The population trajectory has its roots in a long history of Latino, Asian, and Pacific Islander citizens interacting while meeting labor demands in the United States. According to the study, AAPI Latinos fall into four different groups:
- Asian immigrants from Latin America.
- Individuals born in the United States to AAPI and Latino parents.
- Filipinos who are perceived as ethnically ambiguous due to the Spanish colonial history endured by both the Philippines and Latin America.
- A small community of descendants of Puerto Rican laborers who immigrated and intermarried with Native Hawaiians in the late 19th Century.

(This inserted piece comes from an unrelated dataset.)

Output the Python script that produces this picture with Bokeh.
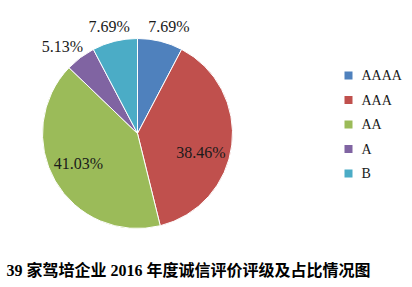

Despite the growth of the AAPI Latino population, the study says, the population is often overlooked because of the reliance on monoracial categorization and the challenges of data collection that tend to exclude multiracial and mixed ethnicities.
According to the study, "AAPI Latinos have historically straddled the line between AAPI and Latino, having to choose one identity or the other, when in reality, there should be an acknowledgment and understanding of AAPI Latinos as their own growing category."
The study also offered several insights about the socioeconomical characteristics of AAPI Latino, including:
- AAPI Latinos are very young, with close to half under age 18.
- Very few (5%) AAPI Latinos are noncitizens, lower than the rate of the Latino (19%) and AAPI (26%) populations.
- Two-thirds of AAPI Latinos speak English only at home, with another one-quarter speaking at least two languages.
- AAPI Latinos have similar levels of formal education as the overall adult population but lag behind the AAPI population.
- AAPI Latinos' poverty and low-income rates are on par with those of the total population and slightly higher than the AAPI population.
- The homeownership rate of AAPI Latinos lags behind both the total U.S. and the AAPI populations.
As Axios reports, some of the most notable AAPI Latinos include Japanese Dominican American singer Jhené Aiko, Chinese Mexican American U.S. Attorney Alexander M.M. Uballez of New Mexico and the 2024 Pulitzer Prize winner for poetry Brandon Som.